Aim:
Starting with the first line of the listing, quote each line exactly until and including the one with "fig = go.Figure()", leaving pictures out.

[START Information provided]

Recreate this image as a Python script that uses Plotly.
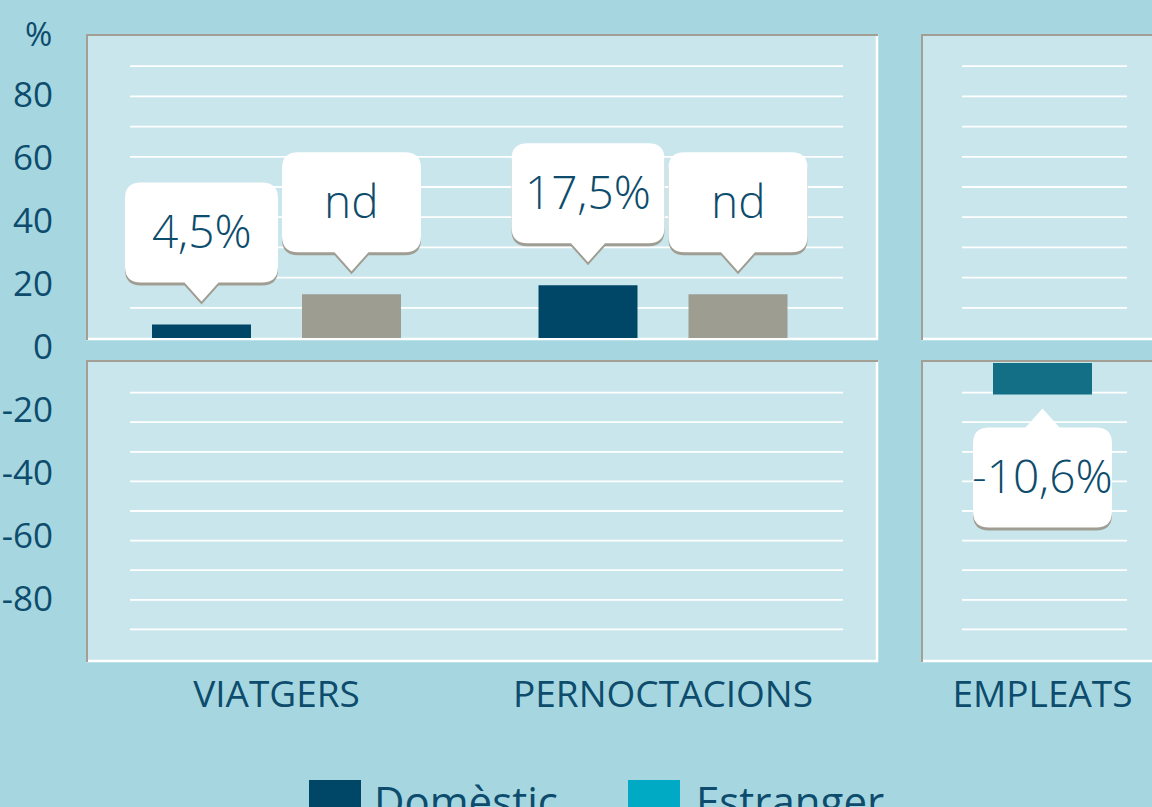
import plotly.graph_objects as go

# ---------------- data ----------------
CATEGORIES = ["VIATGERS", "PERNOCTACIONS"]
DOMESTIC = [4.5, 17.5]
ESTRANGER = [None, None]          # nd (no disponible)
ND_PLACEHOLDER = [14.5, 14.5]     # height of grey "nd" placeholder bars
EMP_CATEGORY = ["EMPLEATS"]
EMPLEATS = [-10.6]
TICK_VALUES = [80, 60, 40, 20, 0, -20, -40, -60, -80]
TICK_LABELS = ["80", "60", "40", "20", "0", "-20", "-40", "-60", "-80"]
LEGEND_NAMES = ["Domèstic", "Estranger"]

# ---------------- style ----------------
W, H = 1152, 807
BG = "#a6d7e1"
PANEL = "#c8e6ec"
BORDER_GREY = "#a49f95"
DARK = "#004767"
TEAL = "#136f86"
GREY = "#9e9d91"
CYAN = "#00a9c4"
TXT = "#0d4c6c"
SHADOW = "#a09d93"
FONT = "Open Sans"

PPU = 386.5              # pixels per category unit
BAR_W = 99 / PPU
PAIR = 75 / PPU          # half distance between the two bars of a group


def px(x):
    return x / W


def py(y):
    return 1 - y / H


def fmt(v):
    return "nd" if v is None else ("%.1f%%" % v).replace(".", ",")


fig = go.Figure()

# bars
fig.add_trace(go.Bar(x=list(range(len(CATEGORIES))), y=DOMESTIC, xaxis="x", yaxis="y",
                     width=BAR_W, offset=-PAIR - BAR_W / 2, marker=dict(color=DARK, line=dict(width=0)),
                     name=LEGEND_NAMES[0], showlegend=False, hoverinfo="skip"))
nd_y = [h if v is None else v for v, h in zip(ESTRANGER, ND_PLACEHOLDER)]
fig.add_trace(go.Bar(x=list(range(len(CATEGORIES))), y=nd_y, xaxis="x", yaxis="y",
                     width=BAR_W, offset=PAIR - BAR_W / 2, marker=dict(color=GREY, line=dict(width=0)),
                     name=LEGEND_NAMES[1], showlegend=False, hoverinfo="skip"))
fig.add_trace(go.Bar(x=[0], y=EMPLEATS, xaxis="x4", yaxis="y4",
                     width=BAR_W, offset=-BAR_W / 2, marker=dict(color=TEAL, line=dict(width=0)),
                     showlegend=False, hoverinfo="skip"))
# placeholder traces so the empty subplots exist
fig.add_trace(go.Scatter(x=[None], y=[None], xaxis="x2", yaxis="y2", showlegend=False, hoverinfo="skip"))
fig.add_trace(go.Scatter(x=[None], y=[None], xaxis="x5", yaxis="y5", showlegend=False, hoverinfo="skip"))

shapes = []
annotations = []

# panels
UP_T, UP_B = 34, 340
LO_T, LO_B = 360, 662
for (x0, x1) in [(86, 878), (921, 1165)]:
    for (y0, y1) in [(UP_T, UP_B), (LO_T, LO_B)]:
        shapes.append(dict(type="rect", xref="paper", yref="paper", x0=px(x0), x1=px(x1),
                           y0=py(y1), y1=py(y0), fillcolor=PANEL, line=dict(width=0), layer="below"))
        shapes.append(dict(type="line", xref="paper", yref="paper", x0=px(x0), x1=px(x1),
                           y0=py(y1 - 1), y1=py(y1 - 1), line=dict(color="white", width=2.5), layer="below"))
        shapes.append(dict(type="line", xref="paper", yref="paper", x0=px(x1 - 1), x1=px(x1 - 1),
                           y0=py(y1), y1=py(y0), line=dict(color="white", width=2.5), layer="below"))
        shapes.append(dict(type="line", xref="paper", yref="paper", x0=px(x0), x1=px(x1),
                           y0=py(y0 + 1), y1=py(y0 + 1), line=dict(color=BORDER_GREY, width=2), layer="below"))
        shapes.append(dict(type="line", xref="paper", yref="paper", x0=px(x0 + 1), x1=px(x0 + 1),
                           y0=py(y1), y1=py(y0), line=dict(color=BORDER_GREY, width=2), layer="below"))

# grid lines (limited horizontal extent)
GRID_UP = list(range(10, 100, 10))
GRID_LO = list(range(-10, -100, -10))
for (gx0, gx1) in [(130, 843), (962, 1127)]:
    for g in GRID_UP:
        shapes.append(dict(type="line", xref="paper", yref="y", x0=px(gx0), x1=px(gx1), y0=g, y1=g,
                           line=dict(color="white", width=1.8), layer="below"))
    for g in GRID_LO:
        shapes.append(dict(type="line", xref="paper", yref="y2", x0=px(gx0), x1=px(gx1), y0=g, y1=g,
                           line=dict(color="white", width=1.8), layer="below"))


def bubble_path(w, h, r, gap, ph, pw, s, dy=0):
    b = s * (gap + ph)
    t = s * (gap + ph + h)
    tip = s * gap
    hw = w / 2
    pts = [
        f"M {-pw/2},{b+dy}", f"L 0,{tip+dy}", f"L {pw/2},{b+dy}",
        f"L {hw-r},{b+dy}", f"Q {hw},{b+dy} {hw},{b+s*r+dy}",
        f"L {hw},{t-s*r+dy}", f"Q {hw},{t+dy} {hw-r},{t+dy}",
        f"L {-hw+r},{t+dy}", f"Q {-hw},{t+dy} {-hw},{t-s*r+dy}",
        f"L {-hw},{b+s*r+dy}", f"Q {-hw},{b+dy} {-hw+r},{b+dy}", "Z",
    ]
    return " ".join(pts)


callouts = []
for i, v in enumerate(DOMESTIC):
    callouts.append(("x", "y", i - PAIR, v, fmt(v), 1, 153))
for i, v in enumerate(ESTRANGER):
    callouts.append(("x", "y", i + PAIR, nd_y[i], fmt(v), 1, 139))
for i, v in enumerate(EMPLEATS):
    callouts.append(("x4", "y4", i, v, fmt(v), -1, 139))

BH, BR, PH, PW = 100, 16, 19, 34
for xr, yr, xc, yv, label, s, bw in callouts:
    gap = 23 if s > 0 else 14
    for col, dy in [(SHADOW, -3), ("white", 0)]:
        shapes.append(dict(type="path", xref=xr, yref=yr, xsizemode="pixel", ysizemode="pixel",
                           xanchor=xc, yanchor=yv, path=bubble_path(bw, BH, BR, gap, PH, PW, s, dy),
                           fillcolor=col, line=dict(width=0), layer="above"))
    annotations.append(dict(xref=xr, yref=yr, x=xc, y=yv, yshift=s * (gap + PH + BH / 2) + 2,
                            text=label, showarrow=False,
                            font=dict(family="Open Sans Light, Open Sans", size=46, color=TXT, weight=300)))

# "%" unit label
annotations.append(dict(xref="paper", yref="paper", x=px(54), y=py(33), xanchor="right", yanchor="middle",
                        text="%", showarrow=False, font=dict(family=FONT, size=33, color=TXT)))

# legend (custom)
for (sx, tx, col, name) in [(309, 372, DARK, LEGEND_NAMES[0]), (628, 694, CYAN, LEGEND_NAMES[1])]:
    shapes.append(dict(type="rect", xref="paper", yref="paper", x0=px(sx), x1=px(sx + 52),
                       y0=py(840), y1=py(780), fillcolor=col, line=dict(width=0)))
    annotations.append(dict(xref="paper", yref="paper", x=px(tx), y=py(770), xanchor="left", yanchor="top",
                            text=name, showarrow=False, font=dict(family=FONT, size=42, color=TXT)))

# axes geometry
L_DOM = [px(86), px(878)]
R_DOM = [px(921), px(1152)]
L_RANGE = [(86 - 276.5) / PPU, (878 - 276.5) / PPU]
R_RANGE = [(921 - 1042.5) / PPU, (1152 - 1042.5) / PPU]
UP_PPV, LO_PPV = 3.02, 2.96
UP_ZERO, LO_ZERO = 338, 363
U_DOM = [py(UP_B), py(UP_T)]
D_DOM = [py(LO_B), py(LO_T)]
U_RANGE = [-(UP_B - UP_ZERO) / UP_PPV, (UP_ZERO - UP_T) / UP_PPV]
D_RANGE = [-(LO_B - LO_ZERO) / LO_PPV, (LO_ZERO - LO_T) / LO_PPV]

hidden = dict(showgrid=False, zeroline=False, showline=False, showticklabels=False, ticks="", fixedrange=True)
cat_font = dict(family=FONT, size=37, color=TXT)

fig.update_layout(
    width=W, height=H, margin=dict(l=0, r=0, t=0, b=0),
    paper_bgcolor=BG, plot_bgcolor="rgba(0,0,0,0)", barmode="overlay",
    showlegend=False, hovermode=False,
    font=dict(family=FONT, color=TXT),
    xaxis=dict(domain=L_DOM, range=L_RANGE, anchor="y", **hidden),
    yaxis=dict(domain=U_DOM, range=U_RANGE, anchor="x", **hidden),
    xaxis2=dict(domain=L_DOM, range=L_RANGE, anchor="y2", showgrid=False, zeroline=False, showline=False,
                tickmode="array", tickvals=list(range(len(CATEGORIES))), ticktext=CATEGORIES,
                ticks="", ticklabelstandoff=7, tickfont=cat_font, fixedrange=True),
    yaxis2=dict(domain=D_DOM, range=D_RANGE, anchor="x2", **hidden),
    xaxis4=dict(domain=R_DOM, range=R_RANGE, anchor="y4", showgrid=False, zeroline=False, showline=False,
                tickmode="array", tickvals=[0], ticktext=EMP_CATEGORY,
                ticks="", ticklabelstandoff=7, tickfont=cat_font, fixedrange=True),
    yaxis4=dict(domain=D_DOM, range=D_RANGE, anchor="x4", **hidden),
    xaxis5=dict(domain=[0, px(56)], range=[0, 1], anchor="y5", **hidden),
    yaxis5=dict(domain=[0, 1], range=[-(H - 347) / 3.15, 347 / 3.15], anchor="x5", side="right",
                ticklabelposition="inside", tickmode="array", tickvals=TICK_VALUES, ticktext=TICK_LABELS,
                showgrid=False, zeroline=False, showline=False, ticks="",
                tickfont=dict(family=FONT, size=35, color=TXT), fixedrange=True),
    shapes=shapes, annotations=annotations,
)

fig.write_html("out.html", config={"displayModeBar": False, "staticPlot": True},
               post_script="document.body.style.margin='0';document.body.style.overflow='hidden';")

[END Information provided]

Exercise result:
Recreate this image as a Python script that uses Plotly.
import plotly.graph_objects as go

# ---------------- data ----------------
CATEGORIES = ["VIATGERS", "PERNOCTACIONS"]
DOMESTIC = [4.5, 17.5]
ESTRANGER = [None, None]          # nd (no disponible)
ND_PLACEHOLDER = [14.5, 14.5]     # height of grey "nd" placeholder bars
EMP_CATEGORY = ["EMPLEATS"]
EMPLEATS = [-10.6]
TICK_VALUES = [80, 60, 40, 20, 0, -20, -40, -60, -80]
TICK_LABELS = ["80", "60", "40", "20", "0", "-20", "-40", "-60", "-80"]
LEGEND_NAMES = ["Domèstic", "Estranger"]

# ---------------- style ----------------
W, H = 1152, 807
BG = "#a6d7e1"
PANEL = "#c8e6ec"
BORDER_GREY = "#a49f95"
DARK = "#004767"
TEAL = "#136f86"
GREY = "#9e9d91"
CYAN = "#00a9c4"
TXT = "#0d4c6c"
SHADOW = "#a09d93"
FONT = "Open Sans"

PPU = 386.5              # pixels per category unit
BAR_W = 99 / PPU
PAIR = 75 / PPU          # half distance between the two bars of a group


def px(x):
    return x / W


def py(y):
    return 1 - y / H


def fmt(v):
    return "nd" if v is None else ("%.1f%%" % v).replace(".", ",")


fig = go.Figure()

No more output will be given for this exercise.